**AIM**
Give the data below again exactly as it stands. Omit the pictures.

**AVAILABLE DATA**
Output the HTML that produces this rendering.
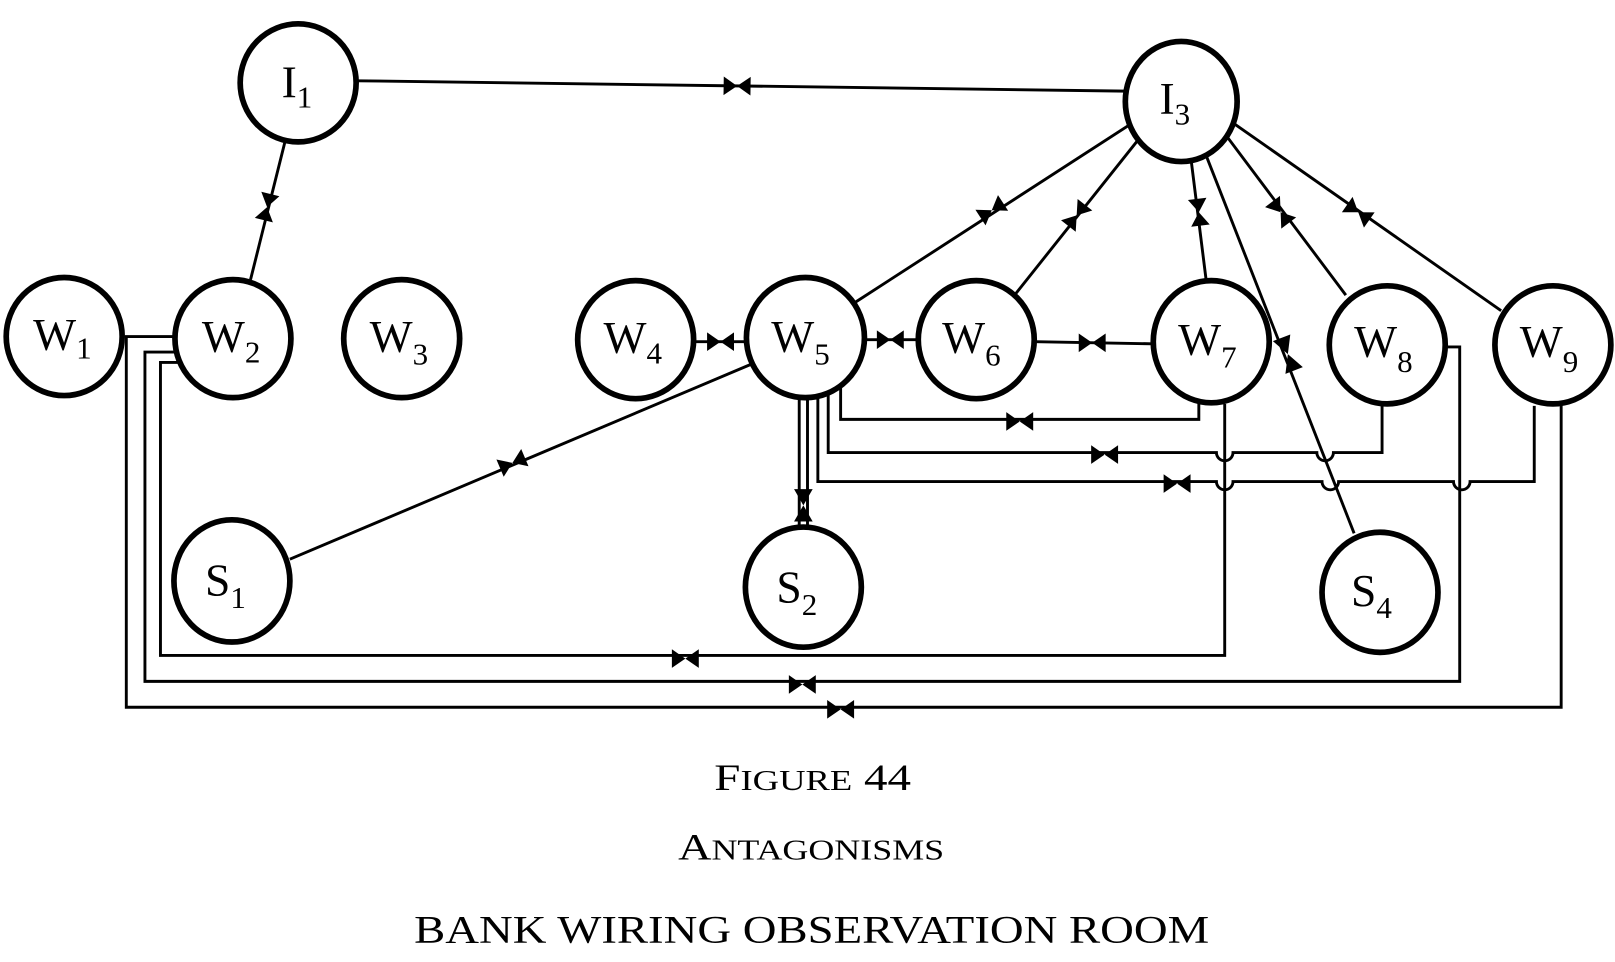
<!DOCTYPE html>
<html><head><meta charset="utf-8"><style>
html,body{margin:0;padding:0;background:#fff;}
svg{display:block;}
.n{fill:#fff;stroke:#000;stroke-width:5.5;}
.l{fill:none;stroke:#000;stroke-width:2.8;}
.t{font-family:"Liberation Serif",serif;font-size:44px;fill:#000;}
.s{font-size:30px;}
.c{font-family:"Liberation Serif",serif;fill:#000;}
</style></head><body>
<svg width="1615" height="962" viewBox="0 0 1560 929" preserveAspectRatio="none" xmlns="http://www.w3.org/2000/svg">
<defs>
<path id="b" d="M-13,-9 L0,0 L-13,9Z M13,-9 L0,0 L13,9Z" fill="#000"/>
</defs>
<g class="l">
<line x1="345" y1="78" x2="1087" y2="88"/>
<line x1="275" y1="138" x2="242" y2="270"/>
<line x1="1095" y1="118" x2="826" y2="292"/>
<line x1="1105" y1="128" x2="980" y2="285"/>
<line x1="1150" y1="150" x2="1165" y2="270"/>
<line x1="1165" y1="150" x2="1308" y2="515"/>
<line x1="1180" y1="125" x2="1300" y2="285"/>
<line x1="1190" y1="118" x2="1450" y2="300"/>
<line x1="672" y1="330" x2="720" y2="330"/>
<line x1="837" y1="328" x2="885" y2="328"/>
<line x1="1000" y1="330" x2="1113" y2="332"/>
<line x1="725" y1="352" x2="280" y2="540"/>
<line x1="772" y1="385" x2="772" y2="508"/>
<line x1="780" y1="385" x2="780" y2="508"/>
<polyline points="812,372 812,405 1158,405 1158,388"/>
<path d="M800,380 V437 H1175 a8,8 0 0 0 16,0 H1272 a8,8 0 0 0 16,0 H1335 V385"/>
<path d="M790,380 V465 H1175 a8,8 0 0 0 16,0 H1277 a8,8 0 0 0 16,0 H1404 a8,8 0 0 0 16,0 H1482 V392"/>
<polyline points="1183,390 1183,633 155,633 155,350 178,350"/>
<polyline points="1397,335 1410,335 1410,658 140,658 140,340 170,340"/>
<polyline points="1508,390 1508,683 122,683 122,325 170,325"/>
</g>
<g>
<use href="#b" transform="translate(712,83) rotate(0.8)"/>
<use href="#b" transform="translate(258,200) rotate(104)"/>
<use href="#b" transform="translate(958,203) rotate(147)"/>
<use href="#b" transform="translate(1040,208) rotate(128)"/>
<use href="#b" transform="translate(1158,205) rotate(83)"/>
<use href="#b" transform="translate(1244,342) rotate(69) scale(1.3,1)"/>
<use href="#b" transform="translate(1237,205) rotate(53)"/>
<use href="#b" transform="translate(1312,205) rotate(35)"/>
<use href="#b" transform="translate(696,330)"/>
<use href="#b" transform="translate(860,328)"/>
<use href="#b" transform="translate(1055,331)"/>
<use href="#b" transform="translate(495,447) rotate(157)"/>
<use href="#b" transform="translate(776,488) rotate(90) scale(1.2,1)"/>
<use href="#b" transform="translate(985,407)"/>
<use href="#b" transform="translate(1067,439)"/>
<use href="#b" transform="translate(1137,467)"/>
<use href="#b" transform="translate(662,636)"/>
<use href="#b" transform="translate(775,661)"/>
<use href="#b" transform="translate(812,685)"/>
</g>
<g>
<ellipse class="n" cx="288" cy="80" rx="56" ry="57"/>
<ellipse class="n" cx="1141" cy="98" rx="54" ry="58"/>
<ellipse class="n" cx="62" cy="325" rx="56" ry="57"/>
<ellipse class="n" cx="225" cy="327" rx="56" ry="57"/>
<ellipse class="n" cx="388" cy="327" rx="56" ry="57"/>
<ellipse class="n" cx="614" cy="328" rx="56" ry="57"/>
<ellipse class="n" cx="778" cy="326" rx="57" ry="58"/>
<ellipse class="n" cx="943" cy="328" rx="56" ry="57"/>
<ellipse class="n" cx="1170" cy="330" rx="56" ry="59"/>
<ellipse class="n" cx="1340" cy="333" rx="56" ry="57"/>
<ellipse class="n" cx="1500" cy="333" rx="56" ry="57"/>
<ellipse class="n" cx="224" cy="561" rx="56" ry="59"/>
<ellipse class="n" cx="776" cy="567" rx="56" ry="58"/>
<ellipse class="n" cx="1333" cy="572" rx="56" ry="58"/>
</g>
<g class="t">
<text x="272" y="94">I<tspan class="s" dy="10">1</tspan></text>
<text x="1120" y="110">I<tspan class="s" dy="10">3</tspan></text>
<text x="32" y="338">W<tspan class="s" dy="8">1</tspan></text>
<text x="195" y="340">W<tspan class="s" dy="10">2</tspan></text>
<text x="357" y="340">W<tspan class="s" dy="12">3</tspan></text>
<text x="583" y="341">W<tspan class="s" dy="10">4</tspan></text>
<text x="745" y="340">W<tspan class="s" dy="12">5</tspan></text>
<text x="910" y="341">W<tspan class="s" dy="12">6</tspan></text>
<text x="1138" y="343">W<tspan class="s" dy="12">7</tspan></text>
<text x="1308" y="345">W<tspan class="s" dy="14">8</tspan></text>
<text x="1468" y="345">W<tspan class="s" dy="14">9</tspan></text>
<text x="198" y="575">S<tspan class="s" dy="12">1</tspan></text>
<text x="750" y="582">S<tspan class="s" dy="12">2</tspan></text>
<text x="1305" y="585">S<tspan class="s" dy="12">4</tspan></text>
</g>
<text class="c" x="690" y="763" font-size="36" textLength="190" lengthAdjust="spacingAndGlyphs">F<tspan font-size="28">IGURE</tspan> 44</text>
<text class="c" x="655" y="830" font-size="36" textLength="257" lengthAdjust="spacingAndGlyphs">A<tspan font-size="28">NTAGONISMS</tspan></text>
<text class="c" x="400" y="910" font-size="38" textLength="768" lengthAdjust="spacingAndGlyphs">BANK  WIRING  OBSERVATION  ROOM</text>
</svg>
</body></html>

**SOLVED EXERCISE**
Output the HTML that produces this rendering.
<!DOCTYPE html>
<html><head><meta charset="utf-8"><style>
html,body{margin:0;padding:0;background:#fff;}
svg{display:block;}
.n{fill:#fff;stroke:#000;stroke-width:5.5;}
.l{fill:none;stroke:#000;stroke-width:2.8;}
.t{font-family:"Liberation Serif",serif;font-size:44px;fill:#000;}
.s{font-size:30px;}
.c{font-family:"Liberation Serif",serif;fill:#000;}
</style></head><body>
<svg width="1615" height="962" viewBox="0 0 1560 929" preserveAspectRatio="none" xmlns="http://www.w3.org/2000/svg">
<defs>
<path id="b" d="M-13,-9 L0,0 L-13,9Z M13,-9 L0,0 L13,9Z" fill="#000"/>
</defs>
<g class="l">
<line x1="345" y1="78" x2="1087" y2="88"/>
<line x1="275" y1="138" x2="242" y2="270"/>
<line x1="1095" y1="118" x2="826" y2="292"/>
<line x1="1105" y1="128" x2="980" y2="285"/>
<line x1="1150" y1="150" x2="1165" y2="270"/>
<line x1="1165" y1="150" x2="1308" y2="515"/>
<line x1="1180" y1="125" x2="1300" y2="285"/>
<line x1="1190" y1="118" x2="1450" y2="300"/>
<line x1="672" y1="330" x2="720" y2="330"/>
<line x1="837" y1="328" x2="885" y2="328"/>
<line x1="1000" y1="330" x2="1113" y2="332"/>
<line x1="725" y1="352" x2="280" y2="540"/>
<line x1="772" y1="385" x2="772" y2="508"/>
<line x1="780" y1="385" x2="780" y2="508"/>
<polyline points="812,372 812,405 1158,405 1158,388"/>
<path d="M800,380 V437 H1175 a8,8 0 0 0 16,0 H1272 a8,8 0 0 0 16,0 H1335 V385"/>
<path d="M790,380 V465 H1175 a8,8 0 0 0 16,0 H1277 a8,8 0 0 0 16,0 H1404 a8,8 0 0 0 16,0 H1482 V392"/>
<polyline points="1183,390 1183,633 155,633 155,350 178,350"/>
<polyline points="1397,335 1410,335 1410,658 140,658 140,340 170,340"/>
<polyline points="1508,390 1508,683 122,683 122,325 170,325"/>
</g>
<g>
<use href="#b" transform="translate(712,83) rotate(0.8)"/>
<use href="#b" transform="translate(258,200) rotate(104)"/>
<use href="#b" transform="translate(958,203) rotate(147)"/>
<use href="#b" transform="translate(1040,208) rotate(128)"/>
<use href="#b" transform="translate(1158,205) rotate(83)"/>
<use href="#b" transform="translate(1244,342) rotate(69) scale(1.3,1)"/>
<use href="#b" transform="translate(1237,205) rotate(53)"/>
<use href="#b" transform="translate(1312,205) rotate(35)"/>
<use href="#b" transform="translate(696,330)"/>
<use href="#b" transform="translate(860,328)"/>
<use href="#b" transform="translate(1055,331)"/>
<use href="#b" transform="translate(495,447) rotate(157)"/>
<use href="#b" transform="translate(776,488) rotate(90) scale(1.2,1)"/>
<use href="#b" transform="translate(985,407)"/>
<use href="#b" transform="translate(1067,439)"/>
<use href="#b" transform="translate(1137,467)"/>
<use href="#b" transform="translate(662,636)"/>
<use href="#b" transform="translate(775,661)"/>
<use href="#b" transform="translate(812,685)"/>
</g>
<g>
<ellipse class="n" cx="288" cy="80" rx="56" ry="57"/>
<ellipse class="n" cx="1141" cy="98" rx="54" ry="58"/>
<ellipse class="n" cx="62" cy="325" rx="56" ry="57"/>
<ellipse class="n" cx="225" cy="327" rx="56" ry="57"/>
<ellipse class="n" cx="388" cy="327" rx="56" ry="57"/>
<ellipse class="n" cx="614" cy="328" rx="56" ry="57"/>
<ellipse class="n" cx="778" cy="326" rx="57" ry="58"/>
<ellipse class="n" cx="943" cy="328" rx="56" ry="57"/>
<ellipse class="n" cx="1170" cy="330" rx="56" ry="59"/>
<ellipse class="n" cx="1340" cy="333" rx="56" ry="57"/>
<ellipse class="n" cx="1500" cy="333" rx="56" ry="57"/>
<ellipse class="n" cx="224" cy="561" rx="56" ry="59"/>
<ellipse class="n" cx="776" cy="567" rx="56" ry="58"/>
<ellipse class="n" cx="1333" cy="572" rx="56" ry="58"/>
</g>
<g class="t">
<text x="272" y="94">I<tspan class="s" dy="10">1</tspan></text>
<text x="1120" y="110">I<tspan class="s" dy="10">3</tspan></text>
<text x="32" y="338">W<tspan class="s" dy="8">1</tspan></text>
<text x="195" y="340">W<tspan class="s" dy="10">2</tspan></text>
<text x="357" y="340">W<tspan class="s" dy="12">3</tspan></text>
<text x="583" y="341">W<tspan class="s" dy="10">4</tspan></text>
<text x="745" y="340">W<tspan class="s" dy="12">5</tspan></text>
<text x="910" y="341">W<tspan class="s" dy="12">6</tspan></text>
<text x="1138" y="343">W<tspan class="s" dy="12">7</tspan></text>
<text x="1308" y="345">W<tspan class="s" dy="14">8</tspan></text>
<text x="1468" y="345">W<tspan class="s" dy="14">9</tspan></text>
<text x="198" y="575">S<tspan class="s" dy="12">1</tspan></text>
<text x="750" y="582">S<tspan class="s" dy="12">2</tspan></text>
<text x="1305" y="585">S<tspan class="s" dy="12">4</tspan></text>
</g>
<text class="c" x="690" y="763" font-size="36" textLength="190" lengthAdjust="spacingAndGlyphs">F<tspan font-size="28">IGURE</tspan> 44</text>
<text class="c" x="655" y="830" font-size="36" textLength="257" lengthAdjust="spacingAndGlyphs">A<tspan font-size="28">NTAGONISMS</tspan></text>
<text class="c" x="400" y="910" font-size="38" textLength="768" lengthAdjust="spacingAndGlyphs">BANK  WIRING  OBSERVATION  ROOM</text>
</svg>
</body></html>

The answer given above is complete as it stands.